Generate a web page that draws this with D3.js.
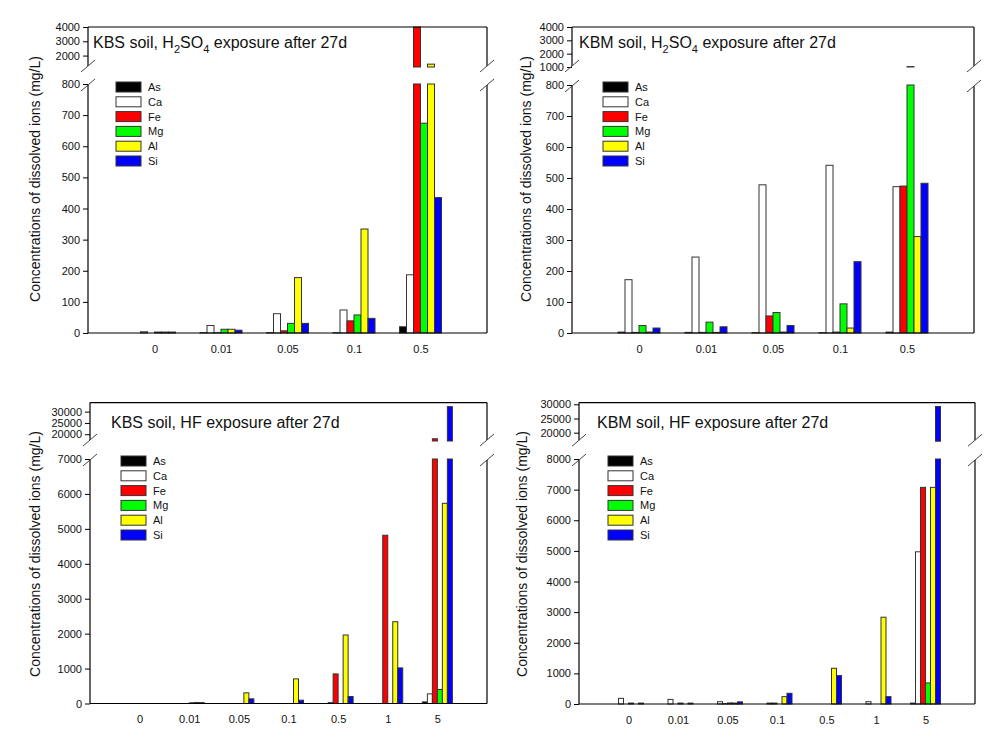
<!DOCTYPE html>
<html>
<head>
<meta charset="utf-8">
<script src="https://cdn.jsdelivr.net/npm/d3@7"></script>
<style>
  html, body { margin: 0; padding: 0; background: #ffffff; }
  svg { display: block; }
</style>
</head>
<body>
<script>
// ---------------- DATA ----------------
const ions = ["As", "Ca", "Fe", "Mg", "Al", "Si"];
const acidLevelsH2SO4 = ["0", "0.01", "0.05", "0.1", "0.5"];
const acidLevelsHF = ["0", "0.01", "0.05", "0.1", "0.5", "1", "5"];

// rows follow the order of `ions`, columns follow the acid levels (mg/L)
const kbsH2SO4Values = [
  [0, 1, 1, 1, 20],          // As
  [4, 24, 62, 74, 187],      // Ca
  [0, 1, 7, 39, 4000],       // Fe
  [3, 12, 31, 58, 674],      // Mg
  [3, 12, 178, 334, 1400],   // Al
  [3, 9, 31, 47, 435]        // Si
];
const kbmH2SO4Values = [
  [3, 2, 1, 1, 3],
  [172, 245, 478, 541, 472],
  [2, 2, 55, 3, 474],
  [24, 35, 66, 94, 1030],
  [3, 2, 3, 16, 311],
  [16, 20, 24, 230, 483]
];
const kbsHFValues = [
  [0, 0, 0, 0, 0, 0, 45],
  [0, 0, 0, 0, 25, 0, 276],
  [0, 0, 0, 0, 847, 4817, 18000],
  [0, 20, 0, 0, 0, 0, 400],
  [0, 30, 305, 705, 1961, 2342, 5731],
  [0, 25, 133, 95, 200, 1019, 32200]
];
const kbmHFValues = [
  [0, 0, 0, 0, 0, 0, 30],
  [185, 150, 75, 30, 0, 76, 4970],
  [0, 0, 10, 30, 0, 0, 7074],
  [30, 30, 35, 0, 0, 0, 687],
  [0, 0, 30, 240, 1166, 2834, 7074],
  [30, 30, 70, 350, 927, 240, 29200]
];

// tick labels
const lowTicksH2SO4 = [0, 100, 200, 300, 400, 500, 600, 700, 800];
const upTicksKBSH2SO4 = [2000, 3000, 4000];
const upTicksKBMH2SO4 = [1000, 2000, 3000, 4000];
const lowTicksKBSHF = [0, 1000, 2000, 3000, 4000, 5000, 6000, 7000];
const lowTicksKBMHF = [0, 1000, 2000, 3000, 4000, 5000, 6000, 7000, 8000];
const upTicksHF = [20000, 25000, 30000];

const yAxisTitle = "Concentrations of dissolved ions (mg/L)";

// ---------------- STYLE / LAYOUT ----------------
const FONT = "'Liberation Sans', Arial, Helvetica, sans-serif";
const ionColors = ["#000000", "#ffffff", "#ff0000", "#00ff00", "#ffff00", "#0000ff"];

const panels = [
  {
    titleParts: [["KBS soil, H", 0], ["2", 1], ["SO", 0], ["4", 1], [" exposure after 27d", 0]],
    cats: acidLevelsH2SO4, values: kbsH2SO4Values,
    lowMax: 800, upMin: 1200, upMax: 4000, lowTicks: lowTicksH2SO4, upTicks: upTicksKBSH2SO4,
    left: 88, right: 487, top: 27, upBottom: 67, lowTop: 84, bottom: 333, barW: 7,
    titleX: 93, titleY: 48, legX: 116, legY: 82, ylabX: 35, ylabY: 179
  },
  {
    titleParts: [["KBM soil, H", 0], ["2", 1], ["SO", 0], ["4", 1], [" exposure after 27d", 0]],
    cats: acidLevelsH2SO4, values: kbmH2SO4Values,
    lowMax: 800, upMin: 1000, upMax: 4000, lowTicks: lowTicksH2SO4, upTicks: upTicksKBMH2SO4,
    left: 572, right: 974, top: 27, upBottom: 67, lowTop: 85, bottom: 333, barW: 7,
    titleX: 579, titleY: 48, legX: 603, legY: 82, ylabX: 526, ylabY: 179
  },
  {
    titleParts: [["KBS soil, HF exposure after 27d", 0]],
    cats: acidLevelsHF, values: kbsHFValues,
    lowMax: 7000, upMin: 17000, upMax: 34000, lowTicks: lowTicksKBSHF, upTicks: upTicksHF,
    left: 90, right: 487, top: 402.6, upBottom: 441, lowTop: 459, bottom: 703.5, barW: 5,
    titleX: 111, titleY: 428, legX: 121, legY: 456, ylabX: 35, ylabY: 554
  },
  {
    titleParts: [["KBM soil, HF exposure after 27d", 0]],
    cats: acidLevelsHF, values: kbmHFValues,
    lowMax: 8000, upMin: 17000, upMax: 30600, lowTicks: lowTicksKBMHF, upTicks: upTicksHF,
    left: 579, right: 975, top: 402.6, upBottom: 441.2, lowTop: 459, bottom: 704, barW: 5,
    titleX: 597, titleY: 428, legX: 608, legY: 456, ylabX: 522, ylabY: 554
  }
];

const svg = d3.select("body").append("svg")
  .attr("width", 1007).attr("height", 756)
  .style("background", "#ffffff");

function drawPanel(p) {
  const g = svg.append("g");
  const x = d3.scalePoint().domain(p.cats).range([p.left, p.right]).padding(1);
  const xi = d3.scaleBand().domain(ions).range([-p.barW * 3, p.barW * 3]);
  const yLow = d3.scaleLinear().domain([0, p.lowMax]).range([p.bottom, p.lowTop]).clamp(true);
  const yUp = d3.scaleLinear().domain([p.upMin, p.upMax]).range([p.upBottom, p.top]).clamp(true);

  const recs = [];
  p.values.forEach((row, i) => row.forEach((v, j) => {
    recs.push({ ion: ions[i], color: ionColors[i], cat: p.cats[j], v: v });
  }));

  // lower segment bars
  g.append("g").selectAll("rect")
    .data(recs.filter(d => d.v > 0))
    .join("rect")
    .attr("x", d => x(d.cat) + xi(d.ion))
    .attr("width", xi.bandwidth())
    .attr("y", d => yLow(Math.min(d.v, p.lowMax)))
    .attr("height", d => p.bottom - yLow(Math.min(d.v, p.lowMax)))
    .attr("fill", d => d.color)
    .attr("stroke", "#333")
    .attr("stroke-width", 1);

  // upper segment bars
  g.append("g").selectAll("rect")
    .data(recs.filter(d => d.v > p.upMin))
    .join("rect")
    .attr("x", d => x(d.cat) + xi(d.ion))
    .attr("width", xi.bandwidth())
    .attr("y", d => yUp(Math.min(d.v, p.upMax)))
    .attr("height", d => p.upBottom - yUp(Math.min(d.v, p.upMax)))
    .attr("fill", d => d.color)
    .attr("stroke", "#333")
    .attr("stroke-width", 1);

  // y axes (ticks + labels)
  const styleAxis = sel => {
    sel.select(".domain").remove();
    sel.attr("font-family", FONT).attr("font-size", 11);
    sel.selectAll(".tick text").attr("fill", "#111");
    sel.selectAll(".tick line").attr("stroke", "#000");
  };
  g.append("g").attr("transform", `translate(${p.left},0)`)
    .call(d3.axisLeft(yLow).tickValues(p.lowTicks).tickSize(5).tickPadding(3).tickFormat(d3.format("d")))
    .call(styleAxis);
  g.append("g").attr("transform", `translate(${p.left},0)`)
    .call(d3.axisLeft(yUp).tickValues(p.upTicks).tickSize(5).tickPadding(3).tickFormat(d3.format("d")))
    .call(styleAxis);

  // x axis labels
  g.append("g").attr("transform", `translate(0,${p.bottom})`)
    .call(d3.axisBottom(x).tickSize(0).tickPadding(12))
    .call(styleAxis);

  // frame lines with breaks
  const s1 = p.upBottom - 1, s2 = p.lowTop + 1;
  const lines = [
    [p.left, p.bottom, p.right, p.bottom],
    [p.left, p.top, p.right, p.top],
    [p.left, p.top, p.left, s1],
    [p.left, s2, p.left, p.bottom],
    [p.right, p.top, p.right, s1],
    [p.right, s2, p.right, p.bottom]
  ];
  g.append("g").selectAll("line").data(lines).join("line")
    .attr("x1", d => d[0]).attr("y1", d => d[1])
    .attr("x2", d => d[2]).attr("y2", d => d[3])
    .attr("stroke", "#000").attr("stroke-width", 1.2);

  // break slashes
  const slashes = [];
  [p.left, p.right].forEach(ax => [s1, s2].forEach(sy => slashes.push([ax - 7, sy + 6, ax + 7, sy - 6])));
  g.append("g").selectAll("line").data(slashes).join("line")
    .attr("x1", d => d[0]).attr("y1", d => d[1])
    .attr("x2", d => d[2]).attr("y2", d => d[3])
    .attr("stroke", "#444").attr("stroke-width", 1);

  // title
  const t = g.append("text").attr("x", p.titleX).attr("y", p.titleY)
    .attr("font-family", FONT).attr("font-size", 16).attr("fill", "#111");
  p.titleParts.forEach(([txt, sub], k) => {
    const ts = t.append("tspan").text(txt);
    if (sub) ts.attr("font-size", 11).attr("dy", 5);
    else if (k > 0 && p.titleParts[k - 1][1]) ts.attr("dy", -5);
  });

  // legend
  const leg = g.append("g").attr("transform", `translate(${p.legX},${p.legY})`);
  const item = leg.selectAll("g").data(ions).join("g")
    .attr("transform", (d, i) => `translate(0,${i * 14.8})`);
  item.append("rect").attr("width", 25).attr("height", 10)
    .attr("fill", (d, i) => ionColors[i]).attr("stroke", "#333").attr("stroke-width", 1);
  item.append("text").attr("x", 32).attr("y", 9)
    .attr("font-family", FONT).attr("font-size", 11).attr("fill", "#111")
    .text(d => d);

  // y axis title
  g.append("text")
    .attr("transform", `translate(${p.ylabX},${p.ylabY}) rotate(-90)`)
    .attr("text-anchor", "middle").attr("dy", "0.35em")
    .attr("font-family", FONT).attr("font-size", 14).attr("fill", "#111")
    .text(yAxisTitle);
}

panels.forEach(drawPanel);
</script>
</body>
</html>
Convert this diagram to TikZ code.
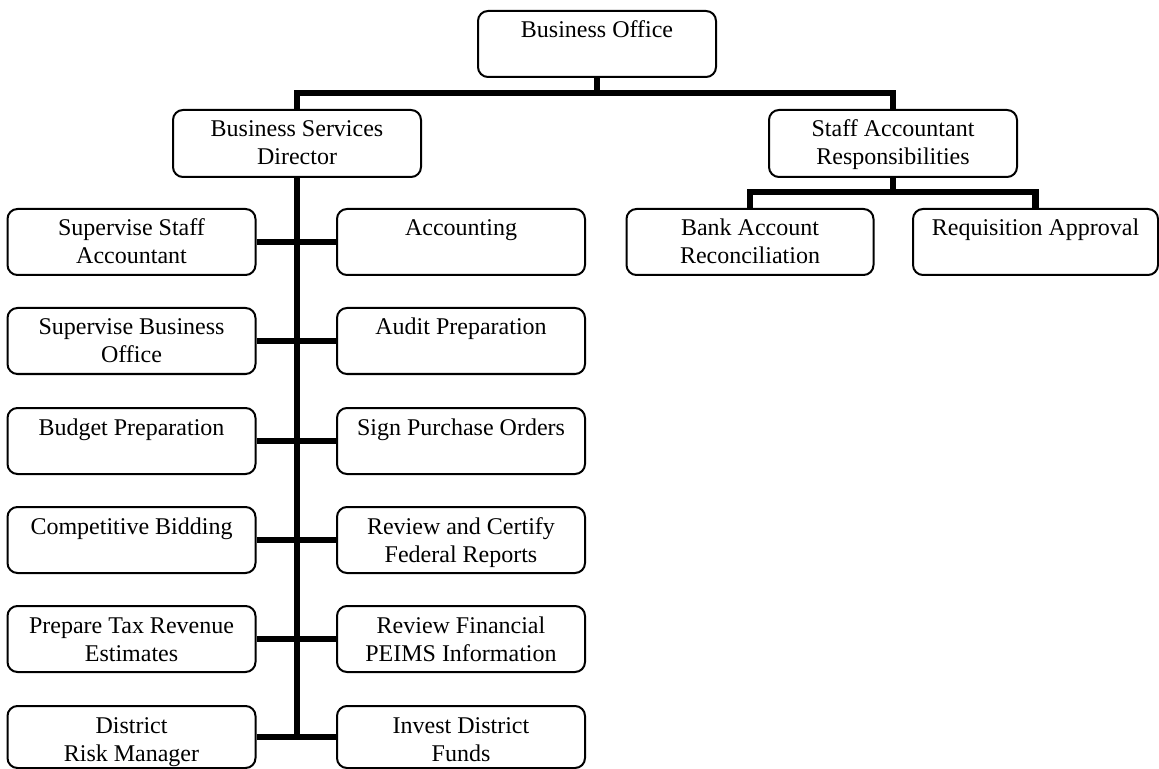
══════════════════════════════
**Problem requirements**
Copy each line of the listing that holds the word "with".

**Expected answer**
Generate a web page that draws this with D3.js.
  // frame lines with breaks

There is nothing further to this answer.